Brennan Bagli, a junior studying environmental science, is an intern with the Office of Sustainability. His cohort of interns have decided to dedicate much of their time to raising awareness of the Green Fee proposal system and to making it easier for students to submit a proposal.
When students were surveyed by the Office of Sustainability early in the semester, only a fraction knew what the Green Fee was, let alone that they could have a say in deciding how it gets spent.
Part of the interns’ work of raising awareness includes tabling on Ped Walkway, having students complete a short survey on the Green Fee and hosting a seminar to educate students on the fee.
The current template for Green Fee proposals includes a project summary, as well as a summary of potential benefits, a budget and a timeline. Bagli thinks one reason so few students have submitted proposals is because they are daunted by having to know so many details about their idea.
He and his fellow interns are hoping to simplify the initial submission requirements to a few sentences that can be elaborated later if the idea is accepted, rather than multiple paragraphs up front.
“I don’t know of any ideas that students have proposed that the Green Fee money has been used for,” Bagli said. “I think that just comes back to no one really knowing about it and no one wanting to write multiple paragraphs about some idea, that, when they get to it, they’re like ‘yeah my idea’s kind of stupid, I won’t propose it after all.’ So I think making that system easier, we could see the benefits of what the students want.”
Outside of proposing new or expanded sustainability projects, students can also apply to the SEIC, which will allow them to evaluate proposals alongside staff and faculty.
The Green Fee is a unique opportunity for students to get directly involved in how over $1 million in sustainability funding is applied on campus. Rather than simply wishing for a new policy, like the solar panel benches that Bagli and other interns are working to install, students can put together a proposal and potentially see it come to life.
Devlin is hopeful that students can get directly involved in expanding sustainability programs like the Free Store and in creating new ones.
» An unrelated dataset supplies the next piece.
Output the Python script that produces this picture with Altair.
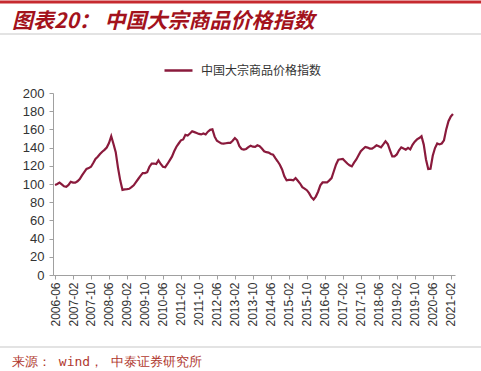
import altair as alt
import pandas as pd

# Monthly index values, 2006-06 .. 2021-03
start_year, start_month = 2006, 6
values = [
    99, 100, 101.5, 99.5, 97.5, 97, 99, 102.5, 101.5, 101.5, 103, 105.5,
    109.5, 113, 116.5, 117.5, 119, 123, 127.5, 130, 133, 135.5, 137.5, 140,
    145, 152.5, 144, 135, 118, 104, 93.5, 94, 94.3, 94.7, 96.5, 98.5,
    102, 105.5, 109, 112, 112, 113, 119, 122.5, 122.5, 122, 126, 122,
    119, 118.5, 122, 126, 130, 136, 141, 144.5, 148, 149, 154, 153.3,
    155.5, 158, 157, 156, 155, 154.5, 155.5, 154.5, 157.5, 159.5, 160, 152,
    147.5, 146, 144.5, 144.3, 144.8, 145.2, 145.2, 147.5, 150.5, 148, 141.5, 138.5,
    137.8, 138.5, 140.5, 142, 141, 140.8, 142.5, 141.5, 139, 136, 135, 134.5,
    133, 132.3, 128.5, 125, 121.2, 116, 108.5, 104, 104.5, 104.5, 104, 106.5,
    103.5, 100.5, 96.5, 95, 93.2, 90, 85.5, 83, 86.2, 91.5, 98.5, 101.7,
    101.7, 101.7, 104, 106.5, 114, 121.5, 126.7, 127.2, 127.5, 125, 122.5, 120.5,
    119.3, 123.5, 127, 131.5, 136, 138.5, 140.8, 140, 138.9, 138.9, 140.5, 142.5,
    141.5, 140.3, 143.5, 147, 144, 137, 130.4, 130.4, 132.5, 137, 140.3, 139,
    137.8, 139.7, 138, 143, 146.5, 149, 150.5, 152.5, 143.3, 127, 116.5, 116.8,
    131, 139.5, 144.5, 143.5, 144.5, 148, 160, 169, 174, 177,
]
months = []
for i in range(len(values)):
    k = start_month - 1 + i
    months.append(f"{start_year + k // 12}-{k % 12 + 1:02d}")

tick_labels = [months[i] for i in range(0, len(months), 8)]
tick_idx = [months.index(t) for t in tick_labels]

series_name = "中国大宗商品价格指数"
title_text = "图表20： 中国大宗商品价格指数"
source_text = "来源： wind， 中泰证券研究所"

df = pd.DataFrame({"month": months, "idx": list(range(len(values))), "value": values,
                   "series": series_name})

LINE_COLOR = "#8A1A3C"
W, H = 402, 182
PAD_L, PAD_T = 53, 93

label_expr = ("toString(2006 + floor((datum.value + 5) / 12)) + '-' + "
              "((((datum.value + 5) % 12) + 1) < 10 ? '0' : '') + "
              "toString(((datum.value + 5) % 12) + 1)")

line = alt.Chart(df).mark_line(strokeWidth=2.2, color=LINE_COLOR).encode(
    x=alt.X("idx:Q", scale=alt.Scale(domain=[-0.9, 177.9], nice=False, zero=False),
            axis=alt.Axis(values=tick_idx, labelExpr=label_expr, labelAngle=270,
                          labelAlign="right", labelBaseline="middle",
                          title=None, grid=False, domainColor="#A0A0A0",
                          tickColor="#A0A0A0", tickSize=4, labelPadding=3,
                          labelFontSize=12, labelColor="#333333",
                          labelFont="Liberation Sans", labelOverlap=False)),
    y=alt.Y("value:Q", scale=alt.Scale(domain=[0, 200], nice=False),
            axis=alt.Axis(values=list(range(0, 201, 20)), title=None, grid=False,
                          domainColor="#A0A0A0", tickColor="#A0A0A0", tickSize=4,
                          labelPadding=5, labelFontSize=13, labelColor="#333333",
                          labelFont="Liberation Sans")),
    color=alt.Color("series:N", scale=alt.Scale(range=[LINE_COLOR]),
                    legend=alt.Legend(orient="none", legendX=110, legendY=-38,
                                      title=None, symbolType="stroke",
                                      symbolSize=784, symbolStrokeWidth=2.5,
                                      labelFont="Noto Sans CJK SC", labelFontSize=12,
                                      labelColor="#333333", labelOffset=7)),
)

one = pd.DataFrame({"t": [title_text]})
title = alt.Chart(one).mark_text(
    align="left", baseline="alphabetic", font="Noto Sans CJK SC", fontSize=21,
    fontWeight="bold", fontStyle="italic", color="#A3121C"
).encode(text="t:N", x=alt.value(12 - PAD_L), y=alt.value(28 - PAD_T))

src = alt.Chart(pd.DataFrame({"t": [source_text]})).mark_text(
    align="left", baseline="middle", font="DejaVu Sans Mono", fontSize=13,
    color="#B0382E"
).encode(text="t:N", x=alt.value(12 - PAD_L), y=alt.value(362 - PAD_T))

red_bar = alt.Chart(pd.DataFrame({"a": [0]})).mark_rule(
    color="#C62A2F", strokeWidth=3
).encode(x=alt.value(-PAD_L), x2=alt.value(481 - PAD_L), y=alt.value(2 - PAD_T))

gray_top = alt.Chart(pd.DataFrame({"a": [0]})).mark_rule(
    color="#C8C8C8", strokeWidth=1.2
).encode(x=alt.value(-PAD_L), x2=alt.value(481 - PAD_L), y=alt.value(34 - PAD_T))

gray_bot = alt.Chart(pd.DataFrame({"a": [0]})).mark_rule(
    color="#C8C8C8", strokeWidth=1.2
).encode(x=alt.value(-PAD_L), x2=alt.value(481 - PAD_L), y=alt.value(347 - PAD_T))

chart = alt.layer(line, title, src, red_bar, gray_top, gray_bot).properties(
    width=W, height=H,
    autosize=alt.AutoSizeParams(type="none"),
    padding={"left": PAD_L, "top": PAD_T, "right": 481 - PAD_L - W,
             "bottom": 371 - PAD_T - H},
    background="white",
).configure_view(stroke=None)

chart.save("out.html", embed_options={"renderer": "svg", "actions": False})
“One of the most exciting sustainability projects going on right now is the mini circular economy that the Free Store is developing,” Devlin said. “They are helping shift the narrative away from fast-fashion and instead focus on reducing waste, making access to clothing more equitable and helping teach members of the UTK community … how to mend clothing instead of tossing it. It has been a really cool process to watch them go through and I'm excited to see more students benefit from that program!”